## Information supplied
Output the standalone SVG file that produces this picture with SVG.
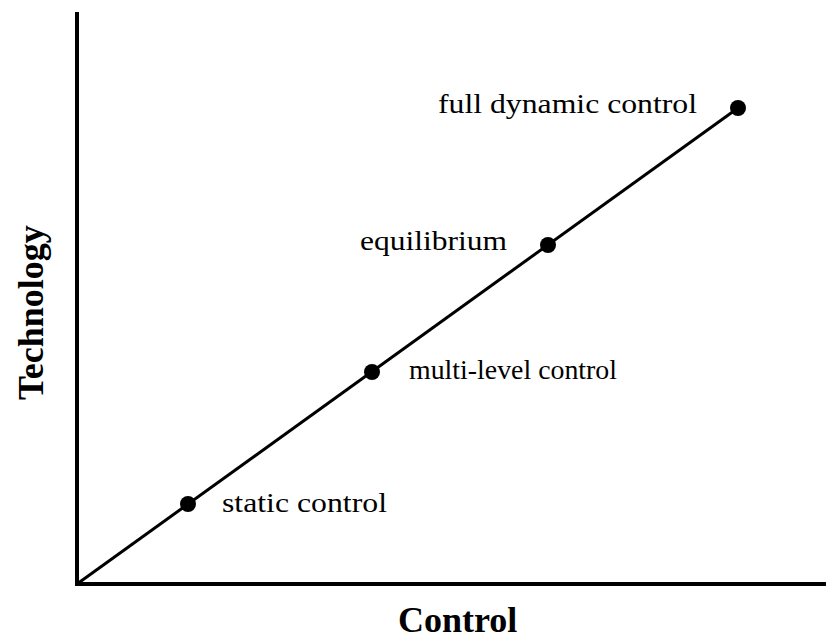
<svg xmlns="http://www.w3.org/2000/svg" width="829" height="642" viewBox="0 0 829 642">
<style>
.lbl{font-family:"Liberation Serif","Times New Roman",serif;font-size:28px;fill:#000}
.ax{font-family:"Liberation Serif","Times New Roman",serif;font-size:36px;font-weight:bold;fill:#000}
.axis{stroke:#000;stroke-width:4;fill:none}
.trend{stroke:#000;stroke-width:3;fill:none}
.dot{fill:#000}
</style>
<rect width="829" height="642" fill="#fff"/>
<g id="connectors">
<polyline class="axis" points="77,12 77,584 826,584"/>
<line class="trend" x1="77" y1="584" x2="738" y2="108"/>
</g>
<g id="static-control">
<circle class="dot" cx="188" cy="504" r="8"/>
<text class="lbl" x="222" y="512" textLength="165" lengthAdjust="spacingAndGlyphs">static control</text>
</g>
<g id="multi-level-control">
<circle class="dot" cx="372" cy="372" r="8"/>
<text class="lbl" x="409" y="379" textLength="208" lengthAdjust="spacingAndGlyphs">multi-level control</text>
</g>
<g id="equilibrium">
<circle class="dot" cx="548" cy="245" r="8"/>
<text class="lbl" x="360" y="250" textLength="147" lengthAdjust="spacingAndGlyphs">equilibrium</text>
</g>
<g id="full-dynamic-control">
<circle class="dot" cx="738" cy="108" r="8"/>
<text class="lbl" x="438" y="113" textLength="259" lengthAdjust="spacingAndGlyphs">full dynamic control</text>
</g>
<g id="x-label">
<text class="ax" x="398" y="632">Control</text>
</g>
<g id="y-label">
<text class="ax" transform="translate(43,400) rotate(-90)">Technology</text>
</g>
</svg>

## Objective
Repeat verbatim all the material, but not the pictures.

## Written solution
Output the standalone SVG file that produces this picture with SVG.
<svg xmlns="http://www.w3.org/2000/svg" width="829" height="642" viewBox="0 0 829 642">
<style>
.lbl{font-family:"Liberation Serif","Times New Roman",serif;font-size:28px;fill:#000}
.ax{font-family:"Liberation Serif","Times New Roman",serif;font-size:36px;font-weight:bold;fill:#000}
.axis{stroke:#000;stroke-width:4;fill:none}
.trend{stroke:#000;stroke-width:3;fill:none}
.dot{fill:#000}
</style>
<rect width="829" height="642" fill="#fff"/>
<g id="connectors">
<polyline class="axis" points="77,12 77,584 826,584"/>
<line class="trend" x1="77" y1="584" x2="738" y2="108"/>
</g>
<g id="static-control">
<circle class="dot" cx="188" cy="504" r="8"/>
<text class="lbl" x="222" y="512" textLength="165" lengthAdjust="spacingAndGlyphs">static control</text>
</g>
<g id="multi-level-control">
<circle class="dot" cx="372" cy="372" r="8"/>
<text class="lbl" x="409" y="379" textLength="208" lengthAdjust="spacingAndGlyphs">multi-level control</text>
</g>
<g id="equilibrium">
<circle class="dot" cx="548" cy="245" r="8"/>
<text class="lbl" x="360" y="250" textLength="147" lengthAdjust="spacingAndGlyphs">equilibrium</text>
</g>
<g id="full-dynamic-control">
<circle class="dot" cx="738" cy="108" r="8"/>
<text class="lbl" x="438" y="113" textLength="259" lengthAdjust="spacingAndGlyphs">full dynamic control</text>
</g>
<g id="x-label">
<text class="ax" x="398" y="632">Control</text>
</g>
<g id="y-label">
<text class="ax" transform="translate(43,400) rotate(-90)">Technology</text>
</g>
</svg>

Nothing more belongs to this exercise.